Open and honest obituaries of overdose deaths have become more prevalent recently as families try to combat the stigma of addiction and as the opioid epidemic has ravaged New England. Kathleen Errico joins a too-long list of those who decide to tell the awful truth of addiction rather than cloak it in euphemism.

The passionate obituary sparked an outpouring of love and support to the family. On Saturday, Errico thanked those who had reached out and posted the eulogy she gave to her daughter in a note on Facebook.

In the eulogy, Errico acknowledged that to some people, her daughter would just be another statistic in the increasingly growing heroin epidemic.

I don’t care, though, because for the people who do understand, this was our baby, our youngest, our child, our daughter, and as a mother; my every thing. She was a mother, a sister, an auntie, a niece, a granddaughter, a friend, a cousin, a human being and an addict. With her award-winning smile, sparkling diamond eyes, witty dry humor, loyalty to a fault and calming ways, it is easy to see why anyone who met Kelsey instantly fell in love.

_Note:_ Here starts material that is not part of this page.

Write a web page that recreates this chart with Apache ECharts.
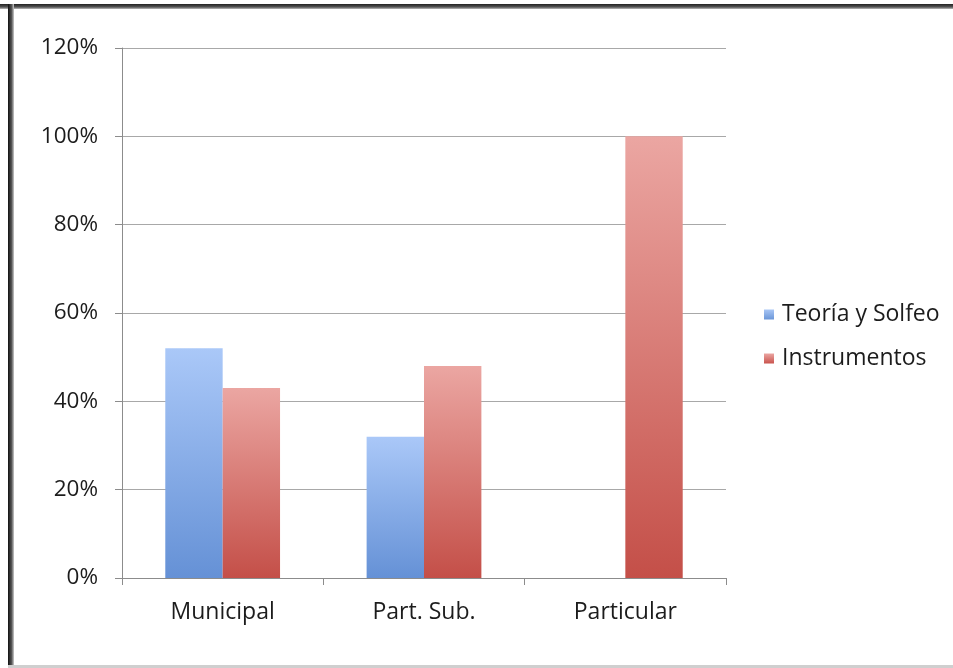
<!DOCTYPE html>
<html>
<head>
<meta charset="utf-8">
<script src="https://cdn.jsdelivr.net/npm/echarts@6/dist/echarts.min.js"></script>
<style>
  html, body { margin: 0; padding: 0; background: #fff; }
  #chart { width: 953px; height: 668px; }
</style>
</head>
<body>
<div id="chart"></div>
<script>
// Categories and series values (percent)
const categories = ['Municipal', 'Part. Sub.', 'Particular'];
const teoriaSolfeo = [52, 32, null];
const instrumentos = [43, 48, 100];
const seriesNames = ['Teoría y Solfeo', 'Instrumentos'];

const FONT = '"Open Sans", sans-serif';
const TEXT = '#1c1c1c';

function vGrad(top, bottom) {
  return new echarts.graphic.LinearGradient(0, 0, 0, 1, [
    { offset: 0, color: top },
    { offset: 1, color: bottom }
  ]);
}

const chart = echarts.init(document.getElementById('chart'), null, { renderer: 'canvas' });

chart.setOption({
  backgroundColor: '#ffffff',
  animation: false,
  graphic: [
    // picture frame: dark top and left edges, light bottom edge
    { type: 'rect', shape: { x: 0, y: 4, width: 953, height: 5 },
      style: { fill: new echarts.graphic.LinearGradient(0, 0, 0, 1, [
        { offset: 0, color: '#222' }, { offset: 0.6, color: '#555' }, { offset: 1, color: '#bbb' }]) }, z: 10 },
    { type: 'rect', shape: { x: 8, y: 4, width: 6, height: 664 },
      style: { fill: new echarts.graphic.LinearGradient(0, 0, 1, 0, [
        { offset: 0, color: '#111' }, { offset: 0.6, color: '#555' }, { offset: 1, color: '#ccc' }]) }, z: 10 },
    { type: 'rect', shape: { x: 8, y: 665, width: 945, height: 3 },
      style: { fill: '#cfcfcf' }, z: 10 }
  ],
  grid: { left: 122, right: 227, top: 48, bottom: 90, containLabel: false },
  legend: {
    orient: 'vertical',
    left: 759,
    top: 298,
    itemWidth: 10,
    itemHeight: 10,
    itemGap: 21,
    icon: 'rect',
    textStyle: { fontFamily: FONT, fontSize: 23, color: TEXT, padding: [0, 0, 0, 3] },
    data: [
      { name: seriesNames[0], itemStyle: { color: vGrad('#a9c6f5', '#6a96d8') } },
      { name: seriesNames[1], itemStyle: { color: vGrad('#eba6a2', '#c9534d') } }
    ]
  },
  xAxis: {
    type: 'category',
    data: categories,
    axisLine: { lineStyle: { color: '#8c8c8c', width: 1 } },
    axisTick: { show: true, length: 7, alignWithLabel: false, lineStyle: { color: '#8c8c8c' } },
    axisLabel: { fontFamily: FONT, fontSize: 23, color: TEXT, margin: 23 }
  },
  yAxis: {
    type: 'value',
    min: 0,
    max: 120,
    interval: 20,
    axisLine: { show: true, lineStyle: { color: '#8c8c8c', width: 1 } },
    axisTick: { show: true, length: 7, lineStyle: { color: '#8c8c8c' } },
    axisLabel: { fontFamily: FONT, fontSize: 22.5, color: TEXT, margin: 24, formatter: '{value}%' },
    splitLine: { show: true, lineStyle: { color: '#a8a8a8', width: 1 } }
  },
  series: [
    {
      name: seriesNames[0],
      type: 'bar',
      data: teoriaSolfeo,
      barGap: '0%',
      barCategoryGap: '43%',
      itemStyle: { color: vGrad('#aac8f8', '#6591d6') }
    },
    {
      name: seriesNames[1],
      type: 'bar',
      data: instrumentos,
      barGap: '0%',
      barCategoryGap: '43%',
      itemStyle: { color: vGrad('#eba6a2', '#c44f48') }
    }
  ]
});
</script>
</body>
</html>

But drugs took all of that away, she wrote.

She turned to drugs to make her feel normal like everyone else. Heroin told her I can make you feel accepted, I can make you feel alright, I can make you feel worthy, I can make you feel normal, I can make you feel loved, I can make you feel nothing and make you feel like everything will be ok. What it didn’t tell her was how it would devastate her family and tear it apart, how it would take her job and leave her penniless, how it would steal her son from her arms, how it would take her home, how it would take her sparkle, how it would take her smile, how it would take her humor and how it would take and take and take until it took her life.

Since being published, the obituary has been shared thousands of time, and Errico wrote that she has heard from a number of families in similar positions.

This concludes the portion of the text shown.